** START Entries provided **

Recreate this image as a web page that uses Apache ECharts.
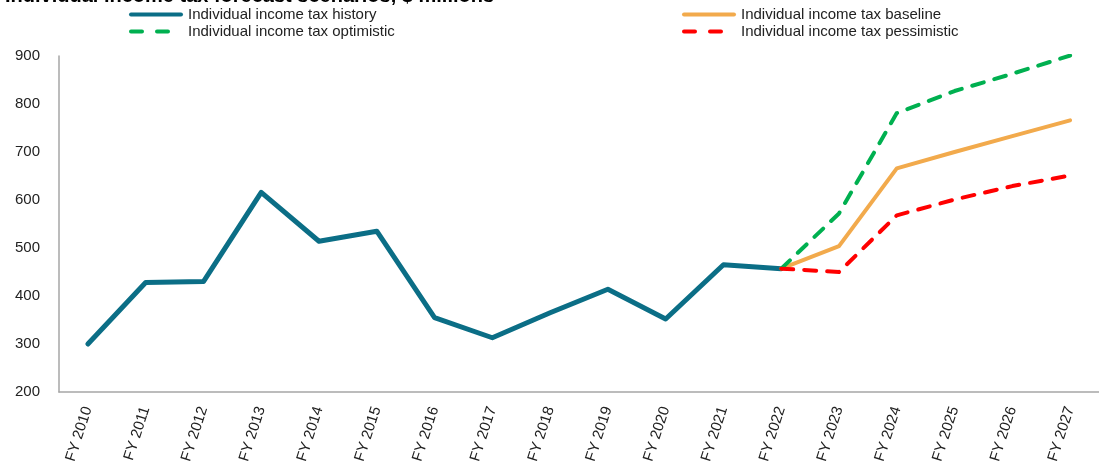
<!DOCTYPE html>
<html><head><meta charset="utf-8">
<script src="https://cdn.jsdelivr.net/npm/echarts@6/dist/echarts.min.js"></script>
<style>html,body{margin:0;padding:0;background:#fff}#c{width:1099px;height:467px}</style>
</head><body><div id="c"></div>
<script>
const categories = ['FY 2010','FY 2011','FY 2012','FY 2013','FY 2014','FY 2015','FY 2016','FY 2017','FY 2018','FY 2019','FY 2020','FY 2021','FY 2022','FY 2023','FY 2024','FY 2025','FY 2026','FY 2027'];
const history     = [300, 428, 430, 616, 514, 535, 355, 313, 365, 414, 352, 465, 457, null, null, null, null, null];
const baseline    = [null, null, null, null, null, null, null, null, null, null, null, null, 457, 504, 666, 700, 733, 766];
const optimistic  = [null, null, null, null, null, null, null, null, null, null, null, null, 457, 572, 781, 827, 863, 901];
const pessimistic = [null, null, null, null, null, null, null, null, null, null, null, null, 457, 450, 568, 601, 629, 651];
const titleText = 'Individual income tax forecast scenarios, $ millions';
const names = ['Individual income tax history', 'Individual income tax baseline', 'Individual income tax optimistic', 'Individual income tax pessimistic'];

const font = 'Arial, "Liberation Sans", sans-serif';
const solidIcon = 'path://M2,0H52A2,2 0 0 1 52,4H2A2,2 0 0 1 2,0Z';
const dashIcon = 'path://M2,0H13A2,2 0 0 1 13,4H2A2,2 0 0 1 2,0Z M28,0H39A2,2 0 0 1 39,4H28A2,2 0 0 1 28,0Z M53.9,1.9H54V2H53.9Z';
const legendText = {fontFamily: font, fontSize: 15, color: '#222', lineHeight: 15};
const chart = echarts.init(document.getElementById('c'), null, {renderer: 'canvas'});
chart.setOption({
  animation: false,
  backgroundColor: '#fff',
  title: {text: titleText, left: 0, top: -19, textStyle: {fontFamily: font, fontSize: 20, fontWeight: 'bold', color: '#000'}},
  legend: [
    {data: [{name: names[0], icon: solidIcon}, {name: names[2], icon: dashIcon}], orient: 'vertical', left: 124, top: 2, itemWidth: 54, itemHeight: 5, itemGap: 2, textStyle: legendText},
    {data: [{name: names[1], icon: solidIcon}, {name: names[3], icon: dashIcon}], orient: 'vertical', left: 677, top: 2, itemWidth: 54, itemHeight: 5, itemGap: 2, textStyle: legendText}
  ],
  grid: {left: 59, right: -5, top: 56, bottom: 75, containLabel: false},
  xAxis: {
    type: 'category', data: categories, boundaryGap: true,
    axisLine: {lineStyle: {color: '#A6A6A6', width: 1.5}},
    axisTick: {show: false},
    axisLabel: {rotate: 72, margin: 15, fontFamily: font, fontSize: 15, color: '#222', interval: 0}
  },
  yAxis: {
    type: 'value', min: 200, max: 900, interval: 100,
    axisLine: {show: true, lineStyle: {color: '#A6A6A6', width: 1.5}},
    axisTick: {show: false},
    splitLine: {show: false},
    axisLabel: {margin: 19, fontFamily: font, fontSize: 15, color: '#222'}
  },
  series: [
    {name: names[0], type: 'line', data: history, symbol: 'none',
     lineStyle: {color: '#0B6E86', width: 5, cap: 'round', join: 'round'}, itemStyle: {color: '#0B6E86'}},
    {name: names[1], type: 'line', data: baseline, symbol: 'none',
     lineStyle: {color: '#F2AA4C', width: 4, cap: 'round', join: 'round'}, itemStyle: {color: '#F2AA4C'}},
    {name: names[2], type: 'line', data: optimistic, symbol: 'none',
     lineStyle: {color: '#00B050', width: 4, type: [12, 11], cap: 'round', join: 'round'}, itemStyle: {color: '#00B050'}},
    {name: names[3], type: 'line', data: pessimistic, symbol: 'none',
     lineStyle: {color: '#FF0000', width: 4, type: [12, 11], cap: 'round', join: 'round'}, itemStyle: {color: '#FF0000'}}
  ]
});
</script></body></html>
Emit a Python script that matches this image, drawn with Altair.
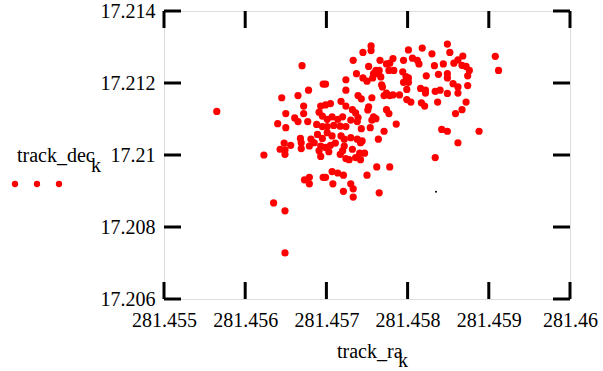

** END Entries provided **

• **Request**:
Repeat the lines of the listing above verbatim, beginning at its first line and ending at the line containing "const names = ['Individual", which is included. Omit pictures.

• **Full output**:
Recreate this image as a web page that uses Apache ECharts.
<!DOCTYPE html>
<html><head><meta charset="utf-8">
<script src="https://cdn.jsdelivr.net/npm/echarts@6/dist/echarts.min.js"></script>
<style>html,body{margin:0;padding:0;background:#fff}#c{width:1099px;height:467px}</style>
</head><body><div id="c"></div>
<script>
const categories = ['FY 2010','FY 2011','FY 2012','FY 2013','FY 2014','FY 2015','FY 2016','FY 2017','FY 2018','FY 2019','FY 2020','FY 2021','FY 2022','FY 2023','FY 2024','FY 2025','FY 2026','FY 2027'];
const history     = [300, 428, 430, 616, 514, 535, 355, 313, 365, 414, 352, 465, 457, null, null, null, null, null];
const baseline    = [null, null, null, null, null, null, null, null, null, null, null, null, 457, 504, 666, 700, 733, 766];
const optimistic  = [null, null, null, null, null, null, null, null, null, null, null, null, 457, 572, 781, 827, 863, 901];
const pessimistic = [null, null, null, null, null, null, null, null, null, null, null, null, 457, 450, 568, 601, 629, 651];
const titleText = 'Individual income tax forecast scenarios, $ millions';
const names = ['Individual income tax history', 'Individual income tax baseline', 'Individual income tax optimistic', 'Individual income tax pessimistic'];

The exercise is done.